In a weird kind of way I got to know Sufi Islam through Buddhism, in particular Sufi poetry published in Buddhist journals. A lot of mystic Sufism comes uncannily close to some aspects of Buddhism. I also understand that Sufism was an influence on G.I. Gurdjieff, who was something like the father of New Age spirituality, or at least every hippie New Ager I ever met told me they’d started by studying Gurdjieff.

Something else I learned along the way is that Wahhabis really hate Sufis. In fact, Abdul Wahab (1703-1792) began his movement primarily to “cleanse the Arab Bedouins of Sufi influence,” it says here. To this day, Wahhabis consider Sufis to be dangerous heretics. As I’ve said earlier, the rise of jihadism and fundamentalist Islam in recent years has brought a lot of punishment to Sufis. Mosques and shrines have been attacked by suicide bombers, and lots of Sufis have been killed by Jihadists. And the fundamentalist Shia regime in Iran doesn’t like them either and tends to round up Sufis for detention from time to time, just because.

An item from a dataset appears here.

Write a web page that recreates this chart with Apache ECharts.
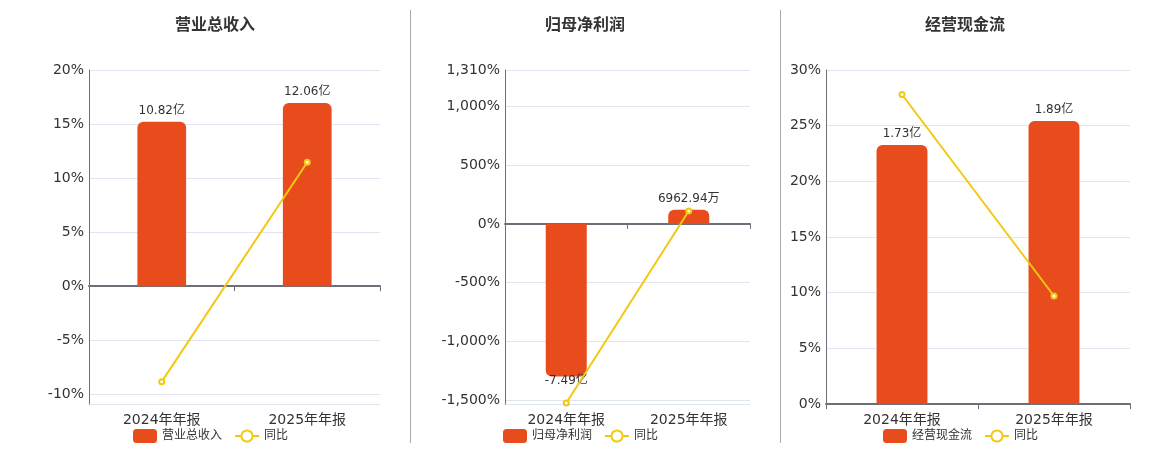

So, you would think that the same people who are perpetually sniffing out evidence of the depravity of fundamentalist Islam would have some sympathy for the very non-fundamentalist Sufis and their frequent victimization by jihadists. But no. Because, you know, all Muslims are alike to them. For example:

Who is investing in this project? I doubt many moderate businessman will want to attract the sort of publicity swirling around this, but I bet there is plenty of Wahhabi money in Saudi Arabia that would love to get behind the Victory Mosque.

One does want to pound one’s head against the wall in frustration sometimes. If you have any appreciation at all for the situation of Sufis, you could argue that putting up a big Sufi “mosque” near Ground Zero amounts to sticking Wahhabis in the eye, since Sufis and Sunni jihadists are pretty much natural enemies. But try explaining that to the bigots.